The grand staircase leads into the colonnade that was used by the monks to walk. It is a bit dark and gloomy for me. Not really sure if I would be using it for an afternoon stroll.
It should be probably noted that this room is actually under the main terrace in front of the church.
The corridor leads to one of the largest rooms of the abbey: The “Salle des Chevaliers” (or Knights Hall). Again a very impressive room with large fireplaces to host guests. Probably it was originally used as the scriptorium.
The room is directly under the cloister. This probably explains why there seems to be a bit of a water problem on a few of the columns.
Aumônerie / Alms Room
A small spiral staircase leads from the Knights Hall to the so called “Aumônerie” (which could be probably translated with Alms Rooms).
This was most certainly originally used as a sleeping rooms for monks or pilgrims. These days it is the starting and endpoint of the tour through the abbey. It is used as the ticket and souvenir shop. So probably alms room is the right description.
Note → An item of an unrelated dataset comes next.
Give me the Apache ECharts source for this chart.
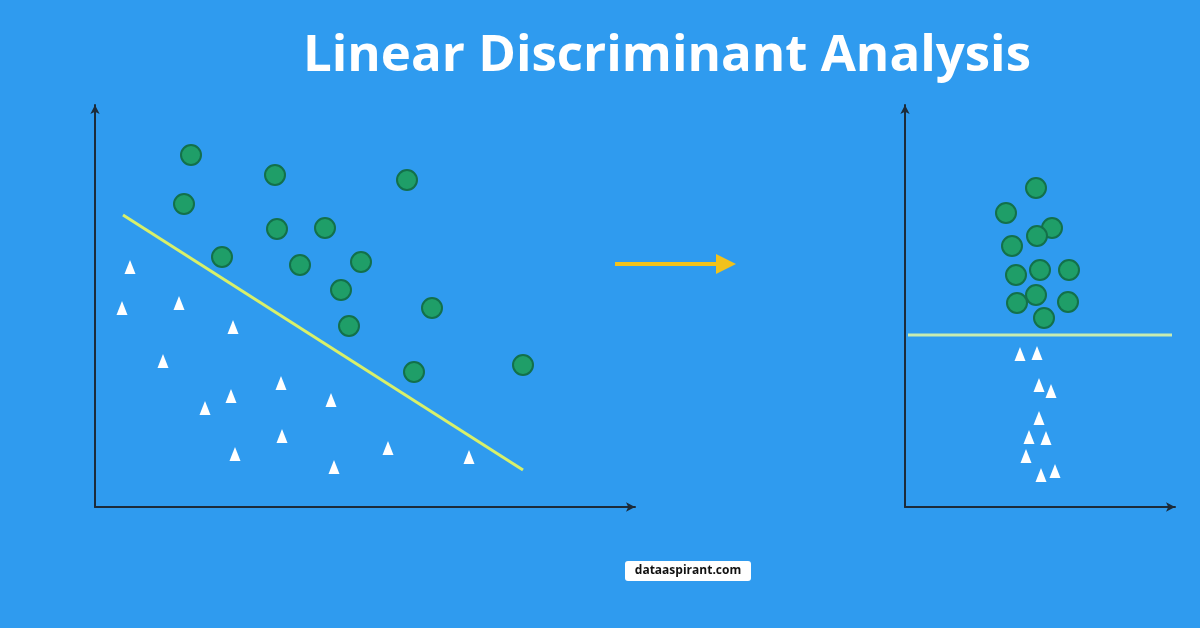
<!DOCTYPE html><html><head><meta charset="utf-8"><script src="https://cdn.jsdelivr.net/npm/echarts@6/dist/echarts.min.js"></script></head><body style="margin:0"><div id="c" style="width:1200px;height:628px"></div><script>
const leftCircles=[[96,352],[180,332],[312,327],[89,303],[182,278],[230,279],[127,250],[205,242],[266,245],[246,217],[337,199],[254,181],[319,135],[428,142]];
const leftTriangles=[[35,240],[27,199],[84,204],[138,180],[68,146],[186,124],[136,111],[110,99],[236,107],[187,71],[140,53],[239,40],[293,59],[374,50]];
const leftLine=[[28,292],[428,37]];
const rightCircles=[[131,319],[101,294],[147,279],[132,271],[107,261],[135,237],[111,232],[164,237],[131,212],[112,204],[163,205],[139,189]];
const rightTriangles=[[115,153],[132,154],[134,122],[146,116],[134,89],[124,70],[141,69],[121,51],[136,32],[150,36]];
const rightLine=[[3,172],[267,172]];
const title='Linear Discriminant Analysis';
const ax=(i,max)=>({gridIndex:i,min:0,max:max,splitLine:{show:false},axisTick:{show:false},axisLabel:{show:false},axisLine:{onZero:false,lineStyle:{color:'#1c2b3a',width:2},symbol:['none','arrow'],symbolSize:[7,9]}});
const circ={color:'#1f9e68',borderColor:'#13704a',borderWidth:2,opacity:1};
const tri={color:'#ffffff',opacity:1};
const chart=echarts.init(document.getElementById('c'));
chart.setOption({backgroundColor:'#2f9bef',animation:false,
title:{text:title,left:662,top:26,textAlign:'center',textStyle:{color:'#fff',fontSize:51,fontWeight:'bold',fontFamily:'Open Sans'}},
grid:[{left:95,top:105,width:540,height:402},{left:905,top:105,width:270,height:402}],
xAxis:[ax(0,540),ax(1,270)],yAxis:[ax(0,402),ax(1,402)],
series:[
{type:'line',xAxisIndex:0,yAxisIndex:0,data:leftLine,symbol:'none',lineStyle:{color:'#d8f06a',width:3}},
{type:'scatter',xAxisIndex:0,yAxisIndex:0,data:leftCircles,symbolSize:20,itemStyle:circ},
{type:'scatter',xAxisIndex:0,yAxisIndex:0,data:leftTriangles,symbol:'triangle',symbolSize:[11,14],itemStyle:tri},
{type:'line',xAxisIndex:1,yAxisIndex:1,data:rightLine,symbol:'none',lineStyle:{color:'#c8ecb0',width:3}},
{type:'scatter',xAxisIndex:1,yAxisIndex:1,data:rightCircles,symbolSize:20,itemStyle:circ},
{type:'scatter',xAxisIndex:1,yAxisIndex:1,data:rightTriangles,symbol:'triangle',symbolSize:[11,14],itemStyle:tri}
],
graphic:[
{type:'line',shape:{x1:615,y1:264,x2:722,y2:264},style:{stroke:'#f2c21b',lineWidth:4}},
{type:'polygon',shape:{points:[[716,254],[736,264],[716,274]]},style:{fill:'#f2c21b'}},
{type:'rect',shape:{x:625,y:561,width:126,height:20,r:3},style:{fill:'#fff'}},
{type:'text',x:688,y:571,style:{text:'dataaspirant.com',fill:'#111',font:'bold 12px Open Sans',align:'center',verticalAlign:'middle'}}
]});
</script></body></html>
After leaving the abbey it is really a good idea to climb up to the city walls. From there you have have wonderful view over the surrounding area. Also you can marvel at the exterior of the abbey and get a glimpse into the village streets below you.
It is possible to walk almost around the entire island. Only the northern section of the wall is not accessible. So an option can be to walk from the entrance of the abbey all along the city wall down to the main gate of the island.
Little village church
The abbey was in the past primarily reserved for the monks and the pilgrims. Later it was used as a prison and thus not really accessible at all. All normal citizens of the village used the small church in the middle of the city. It is a bit south of the abbey, above the main road used by visitors.
Mont Saint-Michel at night
After sunset lights in different colors illuminate the abbey above the city. This makes it really special to visit the island during or after sunset.